Sengkarut Royalti Musik, Praktisi Hukum Desak Pemerintah Reformasi Regulasi HKI
Tumpang tindih kewenangan lembaga pengelola royalti membuat musisi dan pemilik hak cipta dirugikan.

FORUM ADIL, Jakarta — Polemik pengelolaan royalti musik kembali menjadi tajuk utama perbincangan setelah sejumlah musisi dan praktisi hukum mengkritisi lemahnya sistem perlindungan hak cipta di Indonesia. Masalah yang paling menonjol adalah tumpang tindih kewenangan antar–lembaga pengelola royalti serta ketidakjelasan mekanisme distribusi yang dinilai merugikan para pencipta lagu.
Praktisi hukum HKI, Arsal Tambunan, mengatakan bahwa persoalan royalti musik sudah berlangsung bertahun-tahun karena regulasi yang belum kuat, khususnya terkait peran dan kewenangan Lembaga Manajemen Kolektif Nasional (LMKN).

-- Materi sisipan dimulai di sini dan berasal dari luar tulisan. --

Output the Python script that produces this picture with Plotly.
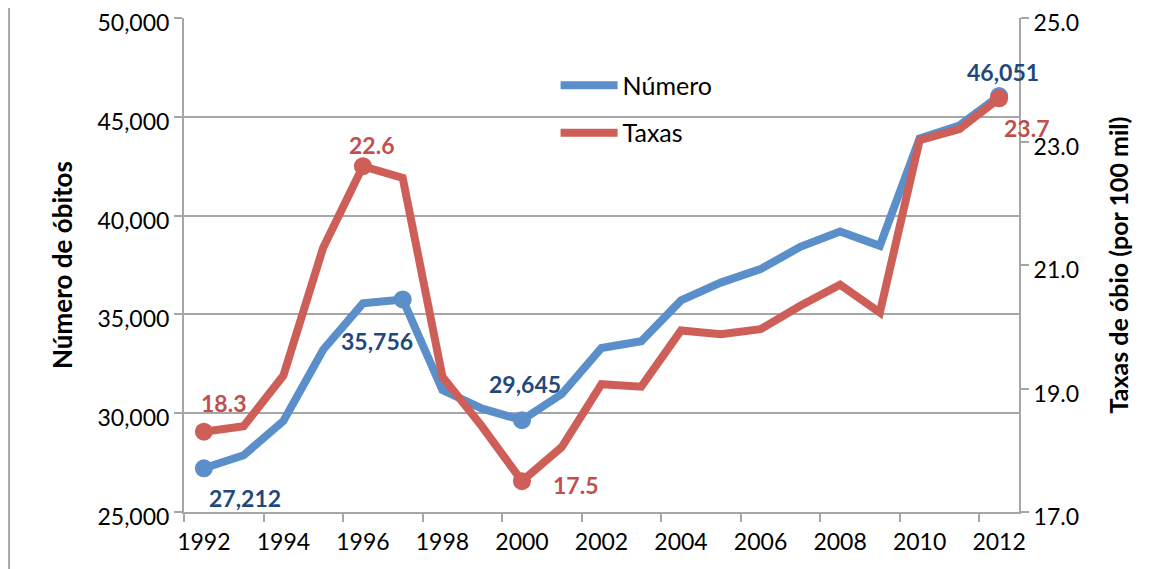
import plotly.graph_objects as go

years = list(range(1992, 2013))
numero = [27212, 27870, 29610, 33210, 35560, 35756, 31170, 30230, 29645, 30970,
          33300, 33640, 35710, 36610, 37290, 38420, 39200, 38470, 43910, 44560, 46051]
taxas = [18.3, 18.39, 19.21, 21.28, 22.6, 22.41, 19.19, 18.38, 17.5, 18.05,
         19.07, 19.03, 19.94, 19.88, 19.96, 20.34, 20.68, 20.23, 23.02, 23.2, 23.7]

numero_marked = [1992, 1997, 2000, 2012]
taxas_marked = [1992, 1996, 2000, 2012]

x_tick_labels = [str(y) for y in range(1992, 2013, 2)]
left_ticks = [25000, 30000, 35000, 40000, 45000, 50000]
right_ticks = [17, 19, 21, 23, 25]

BLUE = "#5B8FCA"
RED = "#CD5E58"
BLUE_LBL = "#1F497D"
RED_LBL = "#C0504D"
GRID = "#A6A6A6"
FONT = "Lato"

fig = go.Figure()
fig.add_trace(go.Scatter(x=years, y=numero, mode="lines", name="Número",
                         line=dict(color=BLUE, width=8), legendgroup="a"))
fig.add_trace(go.Scatter(x=years, y=taxas, mode="lines", name="Taxas", yaxis="y2",
                         line=dict(color=RED, width=8), legendgroup="b"))

nm_x = [y for y in years if y in numero_marked]
nm_y = [v for y, v in zip(years, numero) if y in numero_marked]
tm_x = [y for y in years if y in taxas_marked]
tm_y = [v for y, v in zip(years, taxas) if y in taxas_marked]

fig.add_trace(go.Scatter(x=nm_x, y=nm_y, mode="markers", showlegend=False,
                         marker=dict(color=BLUE, size=18)))
fig.add_trace(go.Scatter(x=tm_x, y=tm_y, mode="markers", showlegend=False, yaxis="y2",
                         marker=dict(color=RED, size=18)))

# data labels (anchored at data points, offset in pixels)
num_offsets = {1992: (41, -30), 1997: (-26, -42), 2000: (3, 36), 2012: (4, 24)}
tax_offsets = {1992: (20, 29), 1996: (9, 21), 2000: (54, -4), 2012: (27, -30)}
for x, y in zip(nm_x, nm_y):
    dx, dy = num_offsets[x]
    fig.add_annotation(x=x, y=y, xref="x", yref="y", text=f"{y:,}", showarrow=False,
                       xshift=dx, yshift=dy,
                       font=dict(family=FONT, size=23, color=BLUE_LBL, weight="bold"))
for x, y in zip(tm_x, tm_y):
    dx, dy = tax_offsets[x]
    fig.add_annotation(x=x, y=y, xref="x", yref="y2", text=f"{y:.1f}", showarrow=False,
                       xshift=dx, yshift=dy,
                       font=dict(family=FONT, size=23, color=RED_LBL, weight="bold"))

# left frame line of chart area
fig.add_shape(type="line", xref="paper", yref="paper", x0=-0.2095, x1=-0.2095, y0=-0.2, y1=1.1,
              line=dict(color="#A6A6A6", width=2))

fig.update_layout(
    width=1158, height=561,
    margin=dict(l=176, r=147, t=10, b=57, autoexpand=False),
    paper_bgcolor="white", plot_bgcolor="white",
    font=dict(family=FONT, size=23, color="black"),
    showlegend=True,
    legend=dict(x=0.445, y=0.91, xanchor="left", yanchor="top",
                font=dict(family=FONT, size=25), bgcolor="rgba(0,0,0,0)",
                tracegroupgap=12, itemwidth=57),
    xaxis=dict(range=[1991.5, 2012.5], tickvals=list(range(1992, 2013, 2)),
               ticktext=x_tick_labels, ticks="", showgrid=False, zeroline=False,
               showline=True, linecolor=GRID, linewidth=2, automargin=False,
               ticklabelstandoff=8,
               minor=dict(tick0=1991.5, dtick=2, ticks="outside", ticklen=8,
                          tickcolor=GRID, tickwidth=2, showgrid=False),
               tickfont=dict(size=23)),
    yaxis=dict(range=[25000, 50000], tickvals=left_ticks, tickformat=",",
               ticks="outside", ticklen=8, tickcolor=GRID, tickwidth=2,
               showgrid=True, gridcolor=GRID, gridwidth=2, zeroline=False,
               showline=True, linecolor=GRID, linewidth=2, automargin=False,
               ticklabeloverflow="allow", ticklabelshift=5,
               title=dict(text="<b>Número de óbitos</b>", font=dict(size=26), standoff=17),
               tickfont=dict(size=23)),
    yaxis2=dict(range=[17, 25], tickvals=right_ticks, tickformat=".1f",
                overlaying="y", side="right", ticks="outside", ticklen=8,
                tickcolor=GRID, tickwidth=2, showgrid=False, zeroline=False,
                showline=True, linecolor=GRID, linewidth=2, automargin=False,
                ticklabeloverflow="allow", ticklabelshift=5,
                title=dict(text="<b>Taxas de óbio (por 100 mil)</b>", font=dict(size=25), standoff=32),
                tickfont=dict(size=23)),
)

fig.write_html("out.html")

“Masalahnya bukan hanya soal transparansi, tetapi juga kepastian hukum. Banyak musisi tidak tahu bagaimana royalti mereka dihitung, siapa yang mengumpulkan, dan ke mana dana itu disalurkan,” ujarnya.
Royalti Tidak Tersalurkan Penuh: Musisi Kian Tersudut
Sejumlah musisi mengaku hanya menerima royalti dalam jumlah kecil, bahkan tidak sedikit yang sama sekali tidak menerima meski lagu mereka kerap digunakan di ruang publik, hotel, restoran, hingga platform digital.
Data internal beberapa lembaga menunjukkan bahwa pendistribusian royalti sering kali terkendala karena:
- Data penggunaan lagu tidak lengkap
- Sistem pendataan manual dan lambat
- Perbedaan standar antara lembaga manajemen kolektif
- Minimnya audit independen
Bahkan, ada laporan bahwa royalti mengendap tanpa kejelasan karena pemilik hak cipta tidak terdata dengan baik.
Regulasi HKI Dinilai Ketinggalan Zaman
Menurut Arsal Tambunan, regulasi HKI Indonesia masih bertumpu pada kerangka lama yang belum mampu menjawab perkembangan industri musik digital.
“Situasi saat ini butuh regulasi baru yang lebih tajam dan modern. Pemerintah harus tegas menentukan peran setiap lembaga pengelola royalti agar tidak terjadi tumpang tindih,” kata Arsal.
RUU terkait pembaruan hak cipta disebut-sebut sudah masuk dalam wacana prioritas legislasi, namun hingga kini pembahasannya masih berjalan lambat.
Pemerintah Diminta Campur Tangan Lebih Jauh
Sejumlah organisasi musisi mendesak pemerintah untuk melakukan langkah konkret, di antaranya:
- Penyusunan basis data nasional karya musik
- Penguatan audit royalti secara rutin
- Kewajiban laporan transparansi tahunan dari LMK dan LMKN
- Integrasi teknologi dalam sistem pendataan pemutaran lagu (digital tracking)
Jika langkah ini tidak segera diambil, pelaku industri musik khawatir sengkarut royalti akan terus merugikan para kreator, terutama musisi independen.
Perlindungan Hak Cipta adalah Pondasi Ekosistem Musik
Pemerhati industri kreatif menyebut bahwa penyelesaian persoalan royalti bukan sekadar urusan administrasi, tetapi menyangkut keberlangsungan industri musik nasional.
Musisi adalah pencipta karya budaya yang seharusnya mendapatkan perlindungan penuh dari negara. Tanpa jaminan hak ekonomi yang jelas, banyak musisi sulit berkembang dan ekosistem musik Tanah Air berpotensi stagnan.
Para praktisi hukum meminta pemerintah tidak lagi menunda pembaruan regulasi HKI. Reformasi tata kelola royalti, keterbukaan data, dan penegakan hukum atas pelanggaran hak cipta adalah kunci agar musik Indonesia bisa tumbuh sekaligus memberikan kesejahteraan bagi penciptanya.